この坂を下りていくと、そこにはぬかるんだ湿地があるはずだ、と思って歩いていくと、やはりそこも住宅地になっていました。
しかも、家の感じからすると、だいぶ前からそのように開発されていたようでした。
うかつでした。
なぜ、もっと早く気づかなかったのかと悔しく思いました。
私は、家の近所ではないけれど、少し足を延ばせば、まだ十分にみどりがあると思っていたのです。
いや、正直に言うと、「みどり」ではなく、「貧しさ」「古さ」「ひたむきさ」がまだ残っていると思っていたのです。
かつて、私の町の周りは東西南北どこへ行っても、田畑や雑木林が拡がっていました。
友だちと一緒に自転車を飛ばし、普段遊び慣れている町を越えると、カブトムシを取る雑木林や、ザリガニを釣り、オタマジャクシをすくう谷戸がありました。
一方、そうした里山は、スズメバチやマムシを恐れ、「チカン注意!」などの看板が立っている場所でもあり、歓喜と恐怖を同時に体験するところでした。
私は、いつも遊んでいる町とは違う、よく言えば田園の、悪く言うと田舎くさい場所まで来ると、いつも、そこで働いている人が気になりました。
茅葺き屋根の家があり、腰を曲げて農作業に勤しむ年老いたお百姓さんがいました。
家から自転車で15分ほどの距離なのに、この落差は何だろうと思っていました。
私は、自分のコミュニティと同様の匂いをかぎつけ、共感と反感がない交ぜになったような気持ちを覚えたのでした。
ドーナツの外側は内側よりも、さらに時代に遅れて貧しいように見え、目を背けたくなるとともに、何か声を掛けたくなるような気持ちでした。

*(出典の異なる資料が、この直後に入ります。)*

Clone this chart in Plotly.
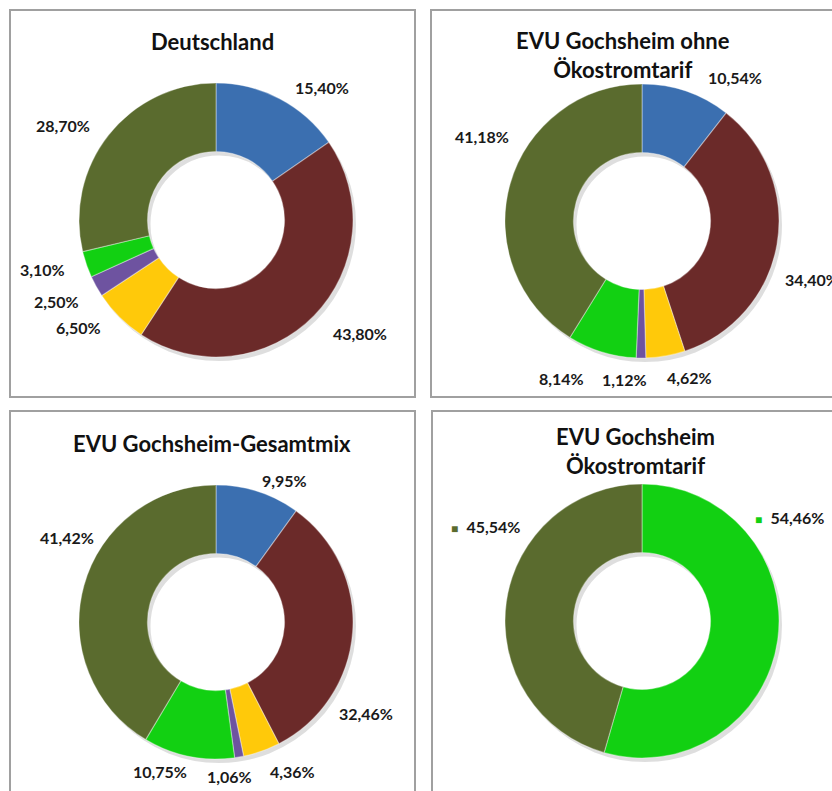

それから、約20年が経過し、子どもの頃、反感を覚え、目を背けたかったものは一掃されました。
木造の二軒長屋だった私の家も、鉄筋コンクリートに建て替えられました。
社会の中に、これらを排除する力があったのでしょう。
私は、その力に棹さすとともに、その非情さを感じて育ちました。
抗おうとしながらも、そのほとんどに挑むこともできませんでした。
そうした個人の経験を社会に向けて役立てることなく、知らぬ間に近くの里山が消えてしまったことを後悔しました。
それ以降、私は身近な田畑や雑木林のことが、無性に気になるようになり、何か力になりたいと願うようになりました。
少し調べてみると、自転車で30分程度の距離のあちこちで、さして政治的な力を持たない人びとが、地道に、しなやかに、創意工夫を凝らして、近くにある小さな里山を守ろうと活動していました。
多くは、主婦の方が中心になっている運動で、その弱いけれども粘り強いパワーに多くを教えられました。
そこから私が勝手に学んだことは、自分にとって大事な環境は、まず自分で守らなければいけないということでした。
私が身近な里山をあらためて大事に思うようになったことは、自分を形づくった家庭やコミュニティとの関係をあらためて結び直すことと同じだったように思います。
それは、私がこれまでの私を丸ごと愛することだったのかもしれません。